# START OF SOURCE EXCERPT

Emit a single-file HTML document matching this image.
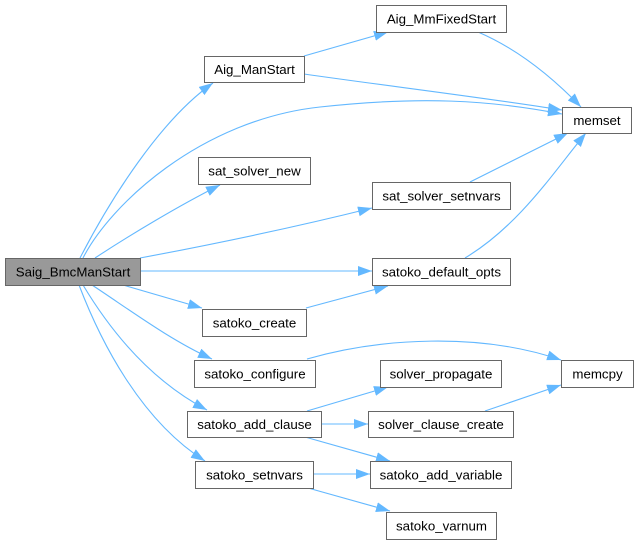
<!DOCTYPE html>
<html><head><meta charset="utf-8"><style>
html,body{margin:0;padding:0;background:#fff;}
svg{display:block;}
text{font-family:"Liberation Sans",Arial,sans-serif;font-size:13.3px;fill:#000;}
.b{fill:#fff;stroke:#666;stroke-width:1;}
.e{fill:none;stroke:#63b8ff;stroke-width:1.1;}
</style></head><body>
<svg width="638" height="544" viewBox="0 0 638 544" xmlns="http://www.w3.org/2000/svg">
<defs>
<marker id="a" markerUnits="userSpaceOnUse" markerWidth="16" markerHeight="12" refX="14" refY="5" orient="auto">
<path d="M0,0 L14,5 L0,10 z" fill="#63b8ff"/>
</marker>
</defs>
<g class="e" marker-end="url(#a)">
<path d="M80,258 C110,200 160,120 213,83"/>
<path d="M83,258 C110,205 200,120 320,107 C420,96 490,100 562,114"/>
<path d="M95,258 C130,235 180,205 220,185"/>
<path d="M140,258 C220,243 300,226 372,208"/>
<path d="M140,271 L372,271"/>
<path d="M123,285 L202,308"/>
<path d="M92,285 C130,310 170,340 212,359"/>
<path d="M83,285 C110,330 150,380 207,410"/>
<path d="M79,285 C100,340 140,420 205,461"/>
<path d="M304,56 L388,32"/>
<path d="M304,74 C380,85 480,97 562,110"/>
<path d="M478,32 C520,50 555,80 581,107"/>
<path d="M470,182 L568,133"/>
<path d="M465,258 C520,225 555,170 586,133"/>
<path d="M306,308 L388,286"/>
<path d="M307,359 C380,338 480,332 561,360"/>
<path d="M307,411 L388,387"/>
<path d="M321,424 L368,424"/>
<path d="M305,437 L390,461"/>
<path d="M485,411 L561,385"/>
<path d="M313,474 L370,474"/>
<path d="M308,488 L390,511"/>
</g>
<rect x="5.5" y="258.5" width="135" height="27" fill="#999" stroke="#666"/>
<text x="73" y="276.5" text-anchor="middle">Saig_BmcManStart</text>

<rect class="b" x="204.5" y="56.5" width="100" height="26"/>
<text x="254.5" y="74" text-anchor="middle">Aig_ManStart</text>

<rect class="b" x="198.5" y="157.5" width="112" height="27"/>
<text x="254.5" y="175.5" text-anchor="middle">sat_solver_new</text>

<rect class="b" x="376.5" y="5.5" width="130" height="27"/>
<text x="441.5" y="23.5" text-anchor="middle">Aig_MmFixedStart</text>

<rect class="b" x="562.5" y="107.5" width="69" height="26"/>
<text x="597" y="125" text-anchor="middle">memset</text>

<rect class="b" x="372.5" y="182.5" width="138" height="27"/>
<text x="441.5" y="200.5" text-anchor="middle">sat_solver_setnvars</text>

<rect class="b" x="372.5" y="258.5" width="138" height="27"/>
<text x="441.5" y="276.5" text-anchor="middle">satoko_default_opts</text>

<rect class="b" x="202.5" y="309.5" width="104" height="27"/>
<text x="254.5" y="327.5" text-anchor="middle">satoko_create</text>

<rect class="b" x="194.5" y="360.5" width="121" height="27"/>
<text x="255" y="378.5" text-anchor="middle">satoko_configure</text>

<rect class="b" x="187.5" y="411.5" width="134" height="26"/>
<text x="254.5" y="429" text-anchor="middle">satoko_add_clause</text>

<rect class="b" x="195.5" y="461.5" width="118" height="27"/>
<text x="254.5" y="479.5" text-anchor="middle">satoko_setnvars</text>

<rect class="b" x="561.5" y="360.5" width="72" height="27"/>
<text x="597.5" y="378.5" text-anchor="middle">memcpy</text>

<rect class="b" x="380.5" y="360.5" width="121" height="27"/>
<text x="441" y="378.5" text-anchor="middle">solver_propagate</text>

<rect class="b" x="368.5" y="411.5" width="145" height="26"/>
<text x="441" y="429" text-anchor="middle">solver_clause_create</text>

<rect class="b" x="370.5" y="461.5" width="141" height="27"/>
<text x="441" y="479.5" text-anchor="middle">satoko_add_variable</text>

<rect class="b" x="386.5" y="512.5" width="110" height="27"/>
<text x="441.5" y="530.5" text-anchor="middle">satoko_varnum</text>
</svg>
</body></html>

# END OF SOURCE EXCERPT

== EXERCISE OBJECTIVE ==
Repeat the listing in full and exactly. Leave any pictures out.

== OUTPUT ==
Emit a single-file HTML document matching this image.
<!DOCTYPE html>
<html><head><meta charset="utf-8"><style>
html,body{margin:0;padding:0;background:#fff;}
svg{display:block;}
text{font-family:"Liberation Sans",Arial,sans-serif;font-size:13.3px;fill:#000;}
.b{fill:#fff;stroke:#666;stroke-width:1;}
.e{fill:none;stroke:#63b8ff;stroke-width:1.1;}
</style></head><body>
<svg width="638" height="544" viewBox="0 0 638 544" xmlns="http://www.w3.org/2000/svg">
<defs>
<marker id="a" markerUnits="userSpaceOnUse" markerWidth="16" markerHeight="12" refX="14" refY="5" orient="auto">
<path d="M0,0 L14,5 L0,10 z" fill="#63b8ff"/>
</marker>
</defs>
<g class="e" marker-end="url(#a)">
<path d="M80,258 C110,200 160,120 213,83"/>
<path d="M83,258 C110,205 200,120 320,107 C420,96 490,100 562,114"/>
<path d="M95,258 C130,235 180,205 220,185"/>
<path d="M140,258 C220,243 300,226 372,208"/>
<path d="M140,271 L372,271"/>
<path d="M123,285 L202,308"/>
<path d="M92,285 C130,310 170,340 212,359"/>
<path d="M83,285 C110,330 150,380 207,410"/>
<path d="M79,285 C100,340 140,420 205,461"/>
<path d="M304,56 L388,32"/>
<path d="M304,74 C380,85 480,97 562,110"/>
<path d="M478,32 C520,50 555,80 581,107"/>
<path d="M470,182 L568,133"/>
<path d="M465,258 C520,225 555,170 586,133"/>
<path d="M306,308 L388,286"/>
<path d="M307,359 C380,338 480,332 561,360"/>
<path d="M307,411 L388,387"/>
<path d="M321,424 L368,424"/>
<path d="M305,437 L390,461"/>
<path d="M485,411 L561,385"/>
<path d="M313,474 L370,474"/>
<path d="M308,488 L390,511"/>
</g>
<rect x="5.5" y="258.5" width="135" height="27" fill="#999" stroke="#666"/>
<text x="73" y="276.5" text-anchor="middle">Saig_BmcManStart</text>

<rect class="b" x="204.5" y="56.5" width="100" height="26"/>
<text x="254.5" y="74" text-anchor="middle">Aig_ManStart</text>

<rect class="b" x="198.5" y="157.5" width="112" height="27"/>
<text x="254.5" y="175.5" text-anchor="middle">sat_solver_new</text>

<rect class="b" x="376.5" y="5.5" width="130" height="27"/>
<text x="441.5" y="23.5" text-anchor="middle">Aig_MmFixedStart</text>

<rect class="b" x="562.5" y="107.5" width="69" height="26"/>
<text x="597" y="125" text-anchor="middle">memset</text>

<rect class="b" x="372.5" y="182.5" width="138" height="27"/>
<text x="441.5" y="200.5" text-anchor="middle">sat_solver_setnvars</text>

<rect class="b" x="372.5" y="258.5" width="138" height="27"/>
<text x="441.5" y="276.5" text-anchor="middle">satoko_default_opts</text>

<rect class="b" x="202.5" y="309.5" width="104" height="27"/>
<text x="254.5" y="327.5" text-anchor="middle">satoko_create</text>

<rect class="b" x="194.5" y="360.5" width="121" height="27"/>
<text x="255" y="378.5" text-anchor="middle">satoko_configure</text>

<rect class="b" x="187.5" y="411.5" width="134" height="26"/>
<text x="254.5" y="429" text-anchor="middle">satoko_add_clause</text>

<rect class="b" x="195.5" y="461.5" width="118" height="27"/>
<text x="254.5" y="479.5" text-anchor="middle">satoko_setnvars</text>

<rect class="b" x="561.5" y="360.5" width="72" height="27"/>
<text x="597.5" y="378.5" text-anchor="middle">memcpy</text>

<rect class="b" x="380.5" y="360.5" width="121" height="27"/>
<text x="441" y="378.5" text-anchor="middle">solver_propagate</text>

<rect class="b" x="368.5" y="411.5" width="145" height="26"/>
<text x="441" y="429" text-anchor="middle">solver_clause_create</text>

<rect class="b" x="370.5" y="461.5" width="141" height="27"/>
<text x="441" y="479.5" text-anchor="middle">satoko_add_variable</text>

<rect class="b" x="386.5" y="512.5" width="110" height="27"/>
<text x="441.5" y="530.5" text-anchor="middle">satoko_varnum</text>
</svg>
</body></html>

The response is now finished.